Code that draws figures:
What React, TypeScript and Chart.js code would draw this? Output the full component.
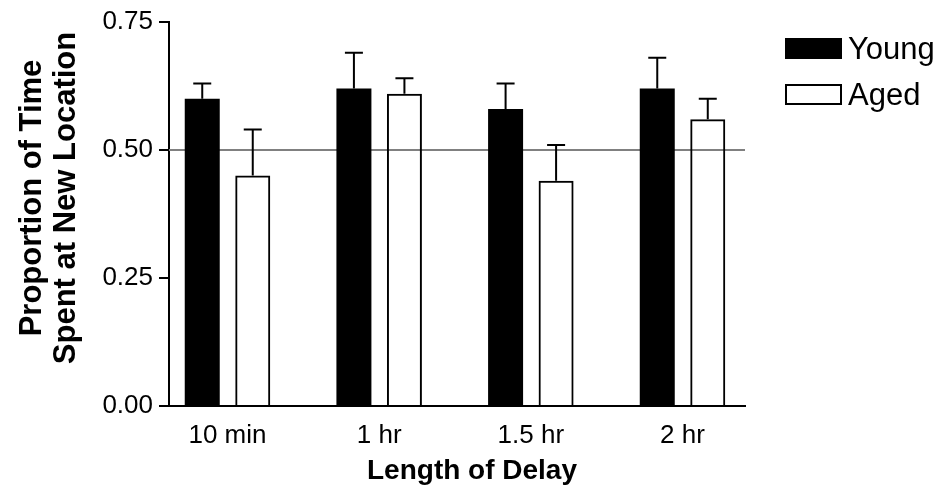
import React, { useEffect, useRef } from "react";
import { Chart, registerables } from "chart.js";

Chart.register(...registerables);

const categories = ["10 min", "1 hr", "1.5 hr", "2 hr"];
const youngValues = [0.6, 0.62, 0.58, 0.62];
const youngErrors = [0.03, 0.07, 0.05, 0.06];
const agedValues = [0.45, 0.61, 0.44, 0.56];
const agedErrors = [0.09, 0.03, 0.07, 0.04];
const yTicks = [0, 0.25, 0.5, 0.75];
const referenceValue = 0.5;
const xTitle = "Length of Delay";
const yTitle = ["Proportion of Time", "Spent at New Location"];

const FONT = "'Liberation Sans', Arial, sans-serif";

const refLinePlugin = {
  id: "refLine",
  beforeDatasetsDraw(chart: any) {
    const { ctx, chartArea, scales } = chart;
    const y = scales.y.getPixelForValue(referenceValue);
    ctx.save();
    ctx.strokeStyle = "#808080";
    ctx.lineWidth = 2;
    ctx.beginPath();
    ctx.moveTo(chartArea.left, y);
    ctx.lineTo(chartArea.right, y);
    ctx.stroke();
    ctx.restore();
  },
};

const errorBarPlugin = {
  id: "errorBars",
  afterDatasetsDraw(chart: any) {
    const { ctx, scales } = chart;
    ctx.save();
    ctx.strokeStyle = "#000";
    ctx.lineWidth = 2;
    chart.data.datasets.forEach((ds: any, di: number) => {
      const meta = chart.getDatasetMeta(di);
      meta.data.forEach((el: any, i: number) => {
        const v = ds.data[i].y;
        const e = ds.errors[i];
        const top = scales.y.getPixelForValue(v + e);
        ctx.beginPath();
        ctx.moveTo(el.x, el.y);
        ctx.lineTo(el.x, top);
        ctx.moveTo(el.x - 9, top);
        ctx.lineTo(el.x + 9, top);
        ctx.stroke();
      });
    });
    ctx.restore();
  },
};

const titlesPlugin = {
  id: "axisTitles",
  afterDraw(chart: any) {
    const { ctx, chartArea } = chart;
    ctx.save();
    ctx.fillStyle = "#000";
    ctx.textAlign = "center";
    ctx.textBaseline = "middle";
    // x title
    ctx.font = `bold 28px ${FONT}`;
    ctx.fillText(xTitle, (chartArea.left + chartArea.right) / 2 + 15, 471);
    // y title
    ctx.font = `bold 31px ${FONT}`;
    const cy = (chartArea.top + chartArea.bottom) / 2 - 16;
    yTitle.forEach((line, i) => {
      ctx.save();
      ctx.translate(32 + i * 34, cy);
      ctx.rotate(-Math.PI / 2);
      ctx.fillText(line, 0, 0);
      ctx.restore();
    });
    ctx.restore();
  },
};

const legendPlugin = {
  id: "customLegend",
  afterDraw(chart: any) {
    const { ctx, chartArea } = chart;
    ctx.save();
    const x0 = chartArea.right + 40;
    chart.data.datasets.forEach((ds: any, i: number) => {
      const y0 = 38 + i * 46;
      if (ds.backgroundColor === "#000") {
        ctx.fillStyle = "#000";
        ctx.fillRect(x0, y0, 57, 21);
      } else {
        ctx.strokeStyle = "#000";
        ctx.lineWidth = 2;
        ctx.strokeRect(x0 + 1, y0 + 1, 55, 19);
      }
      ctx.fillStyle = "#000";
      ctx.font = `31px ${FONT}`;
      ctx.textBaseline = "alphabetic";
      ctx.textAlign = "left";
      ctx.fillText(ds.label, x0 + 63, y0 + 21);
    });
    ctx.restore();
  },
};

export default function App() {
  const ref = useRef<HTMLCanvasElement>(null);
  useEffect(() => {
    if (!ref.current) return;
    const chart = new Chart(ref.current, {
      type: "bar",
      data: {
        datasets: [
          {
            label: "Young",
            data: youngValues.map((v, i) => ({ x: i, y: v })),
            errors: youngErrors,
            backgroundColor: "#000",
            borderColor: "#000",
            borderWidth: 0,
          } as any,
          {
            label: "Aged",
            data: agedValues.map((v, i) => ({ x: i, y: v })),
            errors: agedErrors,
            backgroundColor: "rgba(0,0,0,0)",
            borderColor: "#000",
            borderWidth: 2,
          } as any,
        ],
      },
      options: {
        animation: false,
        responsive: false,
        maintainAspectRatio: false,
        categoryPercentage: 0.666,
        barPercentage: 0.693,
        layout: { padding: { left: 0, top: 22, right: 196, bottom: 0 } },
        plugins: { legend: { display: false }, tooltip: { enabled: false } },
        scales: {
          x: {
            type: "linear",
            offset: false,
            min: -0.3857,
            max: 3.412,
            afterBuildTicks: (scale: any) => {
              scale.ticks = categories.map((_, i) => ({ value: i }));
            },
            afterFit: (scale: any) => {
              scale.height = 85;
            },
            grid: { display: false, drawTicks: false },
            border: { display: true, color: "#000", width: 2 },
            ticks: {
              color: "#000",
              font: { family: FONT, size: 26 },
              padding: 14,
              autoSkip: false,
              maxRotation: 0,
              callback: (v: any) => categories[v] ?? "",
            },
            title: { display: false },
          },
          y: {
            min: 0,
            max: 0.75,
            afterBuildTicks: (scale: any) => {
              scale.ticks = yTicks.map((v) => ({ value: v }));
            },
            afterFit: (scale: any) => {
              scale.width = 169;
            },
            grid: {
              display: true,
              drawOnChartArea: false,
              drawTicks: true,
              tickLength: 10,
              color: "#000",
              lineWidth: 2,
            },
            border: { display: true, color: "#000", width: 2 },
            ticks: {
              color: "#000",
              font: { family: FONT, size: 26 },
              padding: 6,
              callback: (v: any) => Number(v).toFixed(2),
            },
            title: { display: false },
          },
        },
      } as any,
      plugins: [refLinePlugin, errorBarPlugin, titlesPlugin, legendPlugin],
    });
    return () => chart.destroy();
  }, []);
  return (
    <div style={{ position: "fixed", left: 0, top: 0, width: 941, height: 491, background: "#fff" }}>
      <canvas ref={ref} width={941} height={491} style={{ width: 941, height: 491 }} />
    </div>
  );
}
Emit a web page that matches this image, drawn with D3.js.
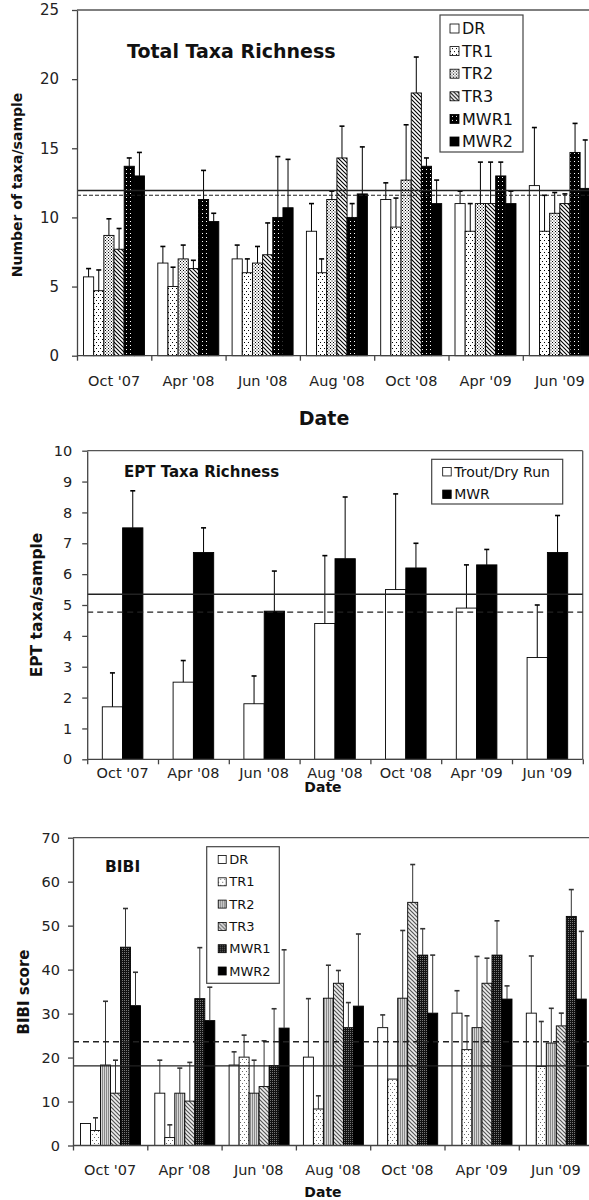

### Written problem
Everything from the first line of the listing above through the line that contains "Chart.register(...registerables);" is to be restated word for word, minus the pictures.

### Answer to this exercise
What React, TypeScript and Chart.js code would draw this? Output the full component.
import React, { useEffect, useRef } from "react";
import { Chart, registerables } from "chart.js";

Chart.register(...registerables);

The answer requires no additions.